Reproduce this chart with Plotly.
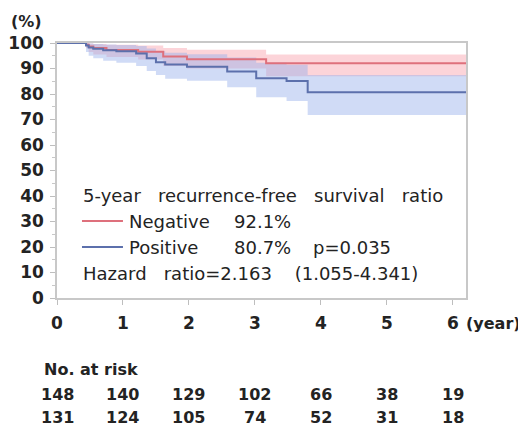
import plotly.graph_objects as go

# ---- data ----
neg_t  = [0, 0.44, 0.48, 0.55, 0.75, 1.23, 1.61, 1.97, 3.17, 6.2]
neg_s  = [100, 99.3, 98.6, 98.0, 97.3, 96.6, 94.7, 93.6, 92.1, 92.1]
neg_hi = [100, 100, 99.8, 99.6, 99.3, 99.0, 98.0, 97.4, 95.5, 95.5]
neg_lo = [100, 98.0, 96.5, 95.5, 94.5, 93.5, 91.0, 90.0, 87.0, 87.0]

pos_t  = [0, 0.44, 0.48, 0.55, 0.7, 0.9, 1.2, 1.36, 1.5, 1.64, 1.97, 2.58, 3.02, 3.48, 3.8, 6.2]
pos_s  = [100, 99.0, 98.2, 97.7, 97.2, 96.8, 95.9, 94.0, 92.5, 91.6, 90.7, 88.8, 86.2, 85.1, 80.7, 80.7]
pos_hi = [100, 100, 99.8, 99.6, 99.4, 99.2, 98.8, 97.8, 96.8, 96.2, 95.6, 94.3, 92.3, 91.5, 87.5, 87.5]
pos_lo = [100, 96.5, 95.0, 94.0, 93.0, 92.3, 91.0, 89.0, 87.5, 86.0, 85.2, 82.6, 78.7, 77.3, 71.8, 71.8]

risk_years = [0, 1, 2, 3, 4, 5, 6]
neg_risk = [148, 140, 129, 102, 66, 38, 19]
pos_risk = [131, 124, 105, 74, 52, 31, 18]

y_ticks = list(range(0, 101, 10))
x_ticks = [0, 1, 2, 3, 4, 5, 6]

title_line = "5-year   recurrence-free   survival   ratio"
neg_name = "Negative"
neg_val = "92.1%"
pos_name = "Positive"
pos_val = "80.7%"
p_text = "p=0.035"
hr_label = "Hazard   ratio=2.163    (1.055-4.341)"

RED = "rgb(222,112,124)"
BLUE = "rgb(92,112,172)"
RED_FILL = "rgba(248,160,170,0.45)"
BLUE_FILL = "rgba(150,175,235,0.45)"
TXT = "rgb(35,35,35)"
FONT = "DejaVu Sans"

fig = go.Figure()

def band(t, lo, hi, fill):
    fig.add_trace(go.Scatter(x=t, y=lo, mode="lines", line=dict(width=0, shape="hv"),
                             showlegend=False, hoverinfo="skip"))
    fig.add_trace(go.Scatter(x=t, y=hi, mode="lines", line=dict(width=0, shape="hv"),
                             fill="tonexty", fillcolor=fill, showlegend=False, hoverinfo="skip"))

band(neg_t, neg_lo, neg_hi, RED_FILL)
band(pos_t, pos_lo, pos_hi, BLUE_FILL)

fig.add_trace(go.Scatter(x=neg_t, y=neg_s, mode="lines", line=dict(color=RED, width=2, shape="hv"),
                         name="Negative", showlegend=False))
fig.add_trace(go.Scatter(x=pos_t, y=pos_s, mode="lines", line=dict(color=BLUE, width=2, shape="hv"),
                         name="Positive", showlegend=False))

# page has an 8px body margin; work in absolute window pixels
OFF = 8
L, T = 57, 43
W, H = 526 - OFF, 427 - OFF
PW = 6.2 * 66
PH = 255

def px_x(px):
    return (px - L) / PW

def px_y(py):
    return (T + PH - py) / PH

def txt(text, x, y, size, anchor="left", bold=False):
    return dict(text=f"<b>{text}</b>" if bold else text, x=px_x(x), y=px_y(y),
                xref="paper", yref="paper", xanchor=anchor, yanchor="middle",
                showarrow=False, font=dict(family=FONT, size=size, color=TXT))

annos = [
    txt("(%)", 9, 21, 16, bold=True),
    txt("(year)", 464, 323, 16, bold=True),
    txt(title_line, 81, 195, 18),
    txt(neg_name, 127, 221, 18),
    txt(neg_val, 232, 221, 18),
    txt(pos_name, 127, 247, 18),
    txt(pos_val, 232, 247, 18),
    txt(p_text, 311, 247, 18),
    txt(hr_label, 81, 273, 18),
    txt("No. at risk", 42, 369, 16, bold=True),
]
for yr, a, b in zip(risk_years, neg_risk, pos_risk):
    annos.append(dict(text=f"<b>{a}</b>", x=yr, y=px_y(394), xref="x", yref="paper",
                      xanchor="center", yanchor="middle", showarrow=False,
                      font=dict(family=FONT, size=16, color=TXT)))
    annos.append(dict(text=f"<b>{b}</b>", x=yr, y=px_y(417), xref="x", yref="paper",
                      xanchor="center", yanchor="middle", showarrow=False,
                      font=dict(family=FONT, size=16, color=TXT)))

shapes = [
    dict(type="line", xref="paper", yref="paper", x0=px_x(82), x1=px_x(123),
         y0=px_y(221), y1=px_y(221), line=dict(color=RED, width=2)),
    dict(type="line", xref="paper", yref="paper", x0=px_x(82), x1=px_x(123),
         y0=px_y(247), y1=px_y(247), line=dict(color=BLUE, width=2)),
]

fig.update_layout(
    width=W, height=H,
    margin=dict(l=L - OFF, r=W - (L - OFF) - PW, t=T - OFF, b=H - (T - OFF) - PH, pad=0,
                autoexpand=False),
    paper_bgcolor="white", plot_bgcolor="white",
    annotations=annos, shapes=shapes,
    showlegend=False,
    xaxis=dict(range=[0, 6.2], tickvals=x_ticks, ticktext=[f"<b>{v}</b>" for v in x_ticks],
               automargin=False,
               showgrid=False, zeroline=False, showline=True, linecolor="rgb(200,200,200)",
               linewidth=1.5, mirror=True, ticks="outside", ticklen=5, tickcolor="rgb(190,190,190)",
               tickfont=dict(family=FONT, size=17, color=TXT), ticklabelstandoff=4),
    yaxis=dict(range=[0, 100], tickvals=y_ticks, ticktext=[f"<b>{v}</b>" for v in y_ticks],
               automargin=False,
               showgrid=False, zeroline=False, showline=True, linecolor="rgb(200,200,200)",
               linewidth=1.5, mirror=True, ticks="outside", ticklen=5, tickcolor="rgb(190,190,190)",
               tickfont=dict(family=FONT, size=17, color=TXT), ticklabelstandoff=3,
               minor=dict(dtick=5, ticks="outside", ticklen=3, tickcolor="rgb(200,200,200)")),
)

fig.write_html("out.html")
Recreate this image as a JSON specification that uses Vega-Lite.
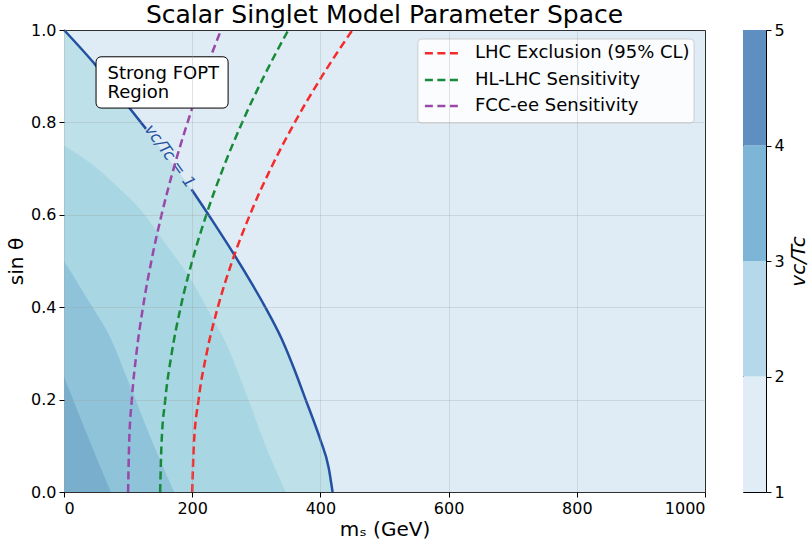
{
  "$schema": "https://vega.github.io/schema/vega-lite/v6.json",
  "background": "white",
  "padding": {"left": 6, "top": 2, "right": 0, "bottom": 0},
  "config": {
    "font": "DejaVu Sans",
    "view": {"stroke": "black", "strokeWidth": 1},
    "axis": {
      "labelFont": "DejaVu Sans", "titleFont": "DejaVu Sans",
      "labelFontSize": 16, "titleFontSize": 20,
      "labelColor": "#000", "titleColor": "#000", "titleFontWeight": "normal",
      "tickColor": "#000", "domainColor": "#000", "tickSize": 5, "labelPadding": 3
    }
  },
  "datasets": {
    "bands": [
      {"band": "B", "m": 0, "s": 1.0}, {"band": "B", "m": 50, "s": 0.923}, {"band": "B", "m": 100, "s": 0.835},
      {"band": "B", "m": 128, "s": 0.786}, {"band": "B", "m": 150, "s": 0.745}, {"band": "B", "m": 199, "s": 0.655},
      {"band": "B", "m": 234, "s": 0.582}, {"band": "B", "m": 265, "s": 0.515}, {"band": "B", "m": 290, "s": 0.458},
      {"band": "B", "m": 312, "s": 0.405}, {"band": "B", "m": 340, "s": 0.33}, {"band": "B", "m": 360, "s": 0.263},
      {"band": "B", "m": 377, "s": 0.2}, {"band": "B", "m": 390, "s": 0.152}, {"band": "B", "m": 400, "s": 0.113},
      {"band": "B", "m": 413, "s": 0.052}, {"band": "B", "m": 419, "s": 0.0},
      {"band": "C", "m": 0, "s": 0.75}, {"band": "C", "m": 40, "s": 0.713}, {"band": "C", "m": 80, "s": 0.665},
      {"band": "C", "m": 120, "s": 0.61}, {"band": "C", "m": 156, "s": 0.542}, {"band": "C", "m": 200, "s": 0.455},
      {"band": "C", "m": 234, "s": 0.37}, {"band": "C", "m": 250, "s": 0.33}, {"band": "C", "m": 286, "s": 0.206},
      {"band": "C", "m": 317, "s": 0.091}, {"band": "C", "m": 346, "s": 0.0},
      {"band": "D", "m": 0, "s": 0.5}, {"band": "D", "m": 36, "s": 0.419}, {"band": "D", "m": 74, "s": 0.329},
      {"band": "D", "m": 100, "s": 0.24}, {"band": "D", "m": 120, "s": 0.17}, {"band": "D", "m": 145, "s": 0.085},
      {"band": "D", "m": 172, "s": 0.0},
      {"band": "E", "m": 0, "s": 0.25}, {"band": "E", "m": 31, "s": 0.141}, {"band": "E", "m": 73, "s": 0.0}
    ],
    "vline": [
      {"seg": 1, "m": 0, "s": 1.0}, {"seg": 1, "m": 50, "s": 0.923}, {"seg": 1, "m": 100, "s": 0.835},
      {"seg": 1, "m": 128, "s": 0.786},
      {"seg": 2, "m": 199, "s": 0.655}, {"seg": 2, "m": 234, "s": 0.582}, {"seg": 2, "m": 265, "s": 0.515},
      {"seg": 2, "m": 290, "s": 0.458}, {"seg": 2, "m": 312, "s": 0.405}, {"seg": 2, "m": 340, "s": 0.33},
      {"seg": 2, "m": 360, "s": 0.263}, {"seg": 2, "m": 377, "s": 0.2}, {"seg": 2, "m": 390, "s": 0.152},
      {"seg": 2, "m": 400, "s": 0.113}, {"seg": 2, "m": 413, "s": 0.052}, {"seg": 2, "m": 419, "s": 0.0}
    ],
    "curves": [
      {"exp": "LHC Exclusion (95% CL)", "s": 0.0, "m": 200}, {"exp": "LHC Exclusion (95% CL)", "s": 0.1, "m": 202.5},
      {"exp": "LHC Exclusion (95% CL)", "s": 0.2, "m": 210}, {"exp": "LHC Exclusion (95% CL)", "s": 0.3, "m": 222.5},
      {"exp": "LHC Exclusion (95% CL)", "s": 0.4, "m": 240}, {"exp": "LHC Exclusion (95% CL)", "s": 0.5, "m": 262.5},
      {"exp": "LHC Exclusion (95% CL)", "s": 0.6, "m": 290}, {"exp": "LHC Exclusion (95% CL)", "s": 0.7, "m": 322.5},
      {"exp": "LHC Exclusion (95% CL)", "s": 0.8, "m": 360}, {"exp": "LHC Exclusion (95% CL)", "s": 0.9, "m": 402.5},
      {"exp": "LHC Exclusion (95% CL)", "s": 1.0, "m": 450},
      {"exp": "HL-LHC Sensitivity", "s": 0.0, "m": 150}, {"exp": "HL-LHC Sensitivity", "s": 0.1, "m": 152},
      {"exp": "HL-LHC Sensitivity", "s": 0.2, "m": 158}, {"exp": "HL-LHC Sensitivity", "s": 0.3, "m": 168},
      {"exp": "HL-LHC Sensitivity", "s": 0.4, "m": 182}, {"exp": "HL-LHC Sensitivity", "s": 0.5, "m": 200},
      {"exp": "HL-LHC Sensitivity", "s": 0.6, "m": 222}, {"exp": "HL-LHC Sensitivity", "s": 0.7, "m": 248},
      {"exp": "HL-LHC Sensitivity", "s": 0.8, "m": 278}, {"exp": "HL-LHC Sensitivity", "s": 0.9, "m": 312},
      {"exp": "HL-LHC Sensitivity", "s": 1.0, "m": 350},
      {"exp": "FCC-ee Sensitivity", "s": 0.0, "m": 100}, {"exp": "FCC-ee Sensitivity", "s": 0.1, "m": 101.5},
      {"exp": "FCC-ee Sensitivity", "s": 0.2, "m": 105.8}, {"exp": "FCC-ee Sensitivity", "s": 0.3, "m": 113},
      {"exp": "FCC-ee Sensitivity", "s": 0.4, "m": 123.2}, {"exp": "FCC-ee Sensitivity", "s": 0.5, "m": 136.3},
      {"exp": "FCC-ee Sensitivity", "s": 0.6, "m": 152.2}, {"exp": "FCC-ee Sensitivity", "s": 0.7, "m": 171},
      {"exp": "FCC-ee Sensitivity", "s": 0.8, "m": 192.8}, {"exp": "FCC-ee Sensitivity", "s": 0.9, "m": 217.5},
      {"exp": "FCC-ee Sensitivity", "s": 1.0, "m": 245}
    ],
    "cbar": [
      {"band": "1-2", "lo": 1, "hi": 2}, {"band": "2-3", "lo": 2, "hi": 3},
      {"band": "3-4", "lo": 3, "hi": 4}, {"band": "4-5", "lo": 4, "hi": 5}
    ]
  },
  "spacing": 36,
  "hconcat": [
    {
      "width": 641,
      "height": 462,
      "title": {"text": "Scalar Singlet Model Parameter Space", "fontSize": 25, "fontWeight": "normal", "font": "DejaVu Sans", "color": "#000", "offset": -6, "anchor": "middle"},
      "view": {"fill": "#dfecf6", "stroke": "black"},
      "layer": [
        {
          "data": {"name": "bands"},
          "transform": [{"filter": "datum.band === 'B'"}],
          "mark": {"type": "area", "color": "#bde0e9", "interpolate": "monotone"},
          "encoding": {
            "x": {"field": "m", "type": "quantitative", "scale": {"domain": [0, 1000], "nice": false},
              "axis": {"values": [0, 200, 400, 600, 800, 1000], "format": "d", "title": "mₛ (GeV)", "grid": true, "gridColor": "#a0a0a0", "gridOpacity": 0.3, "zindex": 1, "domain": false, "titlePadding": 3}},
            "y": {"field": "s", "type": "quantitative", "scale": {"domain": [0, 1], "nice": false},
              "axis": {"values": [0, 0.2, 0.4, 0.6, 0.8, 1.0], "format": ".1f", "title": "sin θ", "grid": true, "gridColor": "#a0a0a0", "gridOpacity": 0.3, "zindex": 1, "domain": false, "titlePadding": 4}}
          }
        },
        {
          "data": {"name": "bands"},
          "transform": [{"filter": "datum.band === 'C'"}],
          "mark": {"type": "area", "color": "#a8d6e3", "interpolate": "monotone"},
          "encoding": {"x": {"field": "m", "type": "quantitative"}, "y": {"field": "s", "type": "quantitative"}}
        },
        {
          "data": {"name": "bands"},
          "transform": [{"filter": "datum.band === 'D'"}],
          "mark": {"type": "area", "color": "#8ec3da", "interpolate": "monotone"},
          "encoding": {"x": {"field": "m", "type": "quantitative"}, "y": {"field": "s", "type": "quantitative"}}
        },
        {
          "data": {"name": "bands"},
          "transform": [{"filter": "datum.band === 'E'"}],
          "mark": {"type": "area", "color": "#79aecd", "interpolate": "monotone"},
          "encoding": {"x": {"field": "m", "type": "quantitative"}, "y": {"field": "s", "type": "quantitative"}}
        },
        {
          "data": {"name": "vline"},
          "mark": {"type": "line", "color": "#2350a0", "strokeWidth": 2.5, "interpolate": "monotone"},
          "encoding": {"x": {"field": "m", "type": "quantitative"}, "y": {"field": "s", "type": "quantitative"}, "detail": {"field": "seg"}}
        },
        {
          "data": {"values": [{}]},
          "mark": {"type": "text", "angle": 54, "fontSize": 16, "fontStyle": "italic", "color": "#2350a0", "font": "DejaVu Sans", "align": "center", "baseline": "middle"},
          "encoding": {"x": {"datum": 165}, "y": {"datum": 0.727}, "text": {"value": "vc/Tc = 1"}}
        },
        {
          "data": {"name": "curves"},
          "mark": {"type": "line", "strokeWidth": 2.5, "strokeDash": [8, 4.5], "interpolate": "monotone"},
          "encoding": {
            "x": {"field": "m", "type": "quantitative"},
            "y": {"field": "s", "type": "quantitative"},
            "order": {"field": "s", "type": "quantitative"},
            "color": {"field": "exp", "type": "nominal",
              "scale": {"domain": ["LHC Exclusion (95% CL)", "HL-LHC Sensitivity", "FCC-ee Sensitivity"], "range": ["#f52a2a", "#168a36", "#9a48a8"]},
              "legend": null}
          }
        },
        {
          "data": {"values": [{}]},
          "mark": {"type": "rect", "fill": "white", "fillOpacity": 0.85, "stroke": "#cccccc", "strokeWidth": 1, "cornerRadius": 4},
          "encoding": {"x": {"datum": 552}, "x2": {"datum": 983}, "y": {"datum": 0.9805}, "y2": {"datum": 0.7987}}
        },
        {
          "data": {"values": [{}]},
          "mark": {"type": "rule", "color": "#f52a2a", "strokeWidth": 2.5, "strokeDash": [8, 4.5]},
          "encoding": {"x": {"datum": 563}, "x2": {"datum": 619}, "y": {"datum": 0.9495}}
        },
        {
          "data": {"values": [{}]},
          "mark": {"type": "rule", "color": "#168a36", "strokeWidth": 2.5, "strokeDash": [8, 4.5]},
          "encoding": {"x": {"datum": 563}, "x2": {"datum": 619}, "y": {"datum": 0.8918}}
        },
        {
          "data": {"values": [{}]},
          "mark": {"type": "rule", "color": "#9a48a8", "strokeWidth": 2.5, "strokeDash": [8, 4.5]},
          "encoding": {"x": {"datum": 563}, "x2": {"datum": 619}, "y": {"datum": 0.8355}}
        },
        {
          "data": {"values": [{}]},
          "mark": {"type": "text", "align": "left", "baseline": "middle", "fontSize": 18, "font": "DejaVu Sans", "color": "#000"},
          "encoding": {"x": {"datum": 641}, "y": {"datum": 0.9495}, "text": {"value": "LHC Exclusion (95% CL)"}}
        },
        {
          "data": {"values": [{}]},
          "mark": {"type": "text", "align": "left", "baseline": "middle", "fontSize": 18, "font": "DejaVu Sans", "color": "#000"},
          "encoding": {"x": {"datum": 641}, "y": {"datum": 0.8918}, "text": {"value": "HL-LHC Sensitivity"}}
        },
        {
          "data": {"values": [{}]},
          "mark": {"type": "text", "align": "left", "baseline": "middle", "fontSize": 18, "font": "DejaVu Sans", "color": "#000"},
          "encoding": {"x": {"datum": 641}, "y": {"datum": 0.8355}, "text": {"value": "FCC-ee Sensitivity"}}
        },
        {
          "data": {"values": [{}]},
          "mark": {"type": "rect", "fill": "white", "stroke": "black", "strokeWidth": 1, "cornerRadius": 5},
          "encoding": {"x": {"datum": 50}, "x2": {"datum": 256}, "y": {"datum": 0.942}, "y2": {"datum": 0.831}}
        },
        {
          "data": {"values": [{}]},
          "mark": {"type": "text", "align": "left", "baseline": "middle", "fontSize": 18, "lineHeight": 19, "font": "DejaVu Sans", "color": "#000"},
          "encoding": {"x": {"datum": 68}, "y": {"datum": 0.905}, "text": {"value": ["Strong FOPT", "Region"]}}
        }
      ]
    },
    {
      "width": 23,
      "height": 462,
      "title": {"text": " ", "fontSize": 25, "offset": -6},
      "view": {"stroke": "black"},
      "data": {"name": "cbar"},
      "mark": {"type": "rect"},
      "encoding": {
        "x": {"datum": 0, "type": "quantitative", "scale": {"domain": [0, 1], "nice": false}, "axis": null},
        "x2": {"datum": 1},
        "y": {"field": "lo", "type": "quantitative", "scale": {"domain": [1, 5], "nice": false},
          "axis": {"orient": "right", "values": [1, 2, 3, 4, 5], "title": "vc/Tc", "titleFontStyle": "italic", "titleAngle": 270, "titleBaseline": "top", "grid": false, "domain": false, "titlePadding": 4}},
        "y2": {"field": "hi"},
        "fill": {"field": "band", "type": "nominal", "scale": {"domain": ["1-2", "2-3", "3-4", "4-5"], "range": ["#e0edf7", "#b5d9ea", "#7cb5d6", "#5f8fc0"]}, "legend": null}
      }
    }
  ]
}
--*--
### To do:
Up to and including the line with "import plotly.graph_objects as go", copy the data above from its first line. Skip pictures.

### Written answer:
Reproduce this chart with Plotly.
import plotly.graph_objects as go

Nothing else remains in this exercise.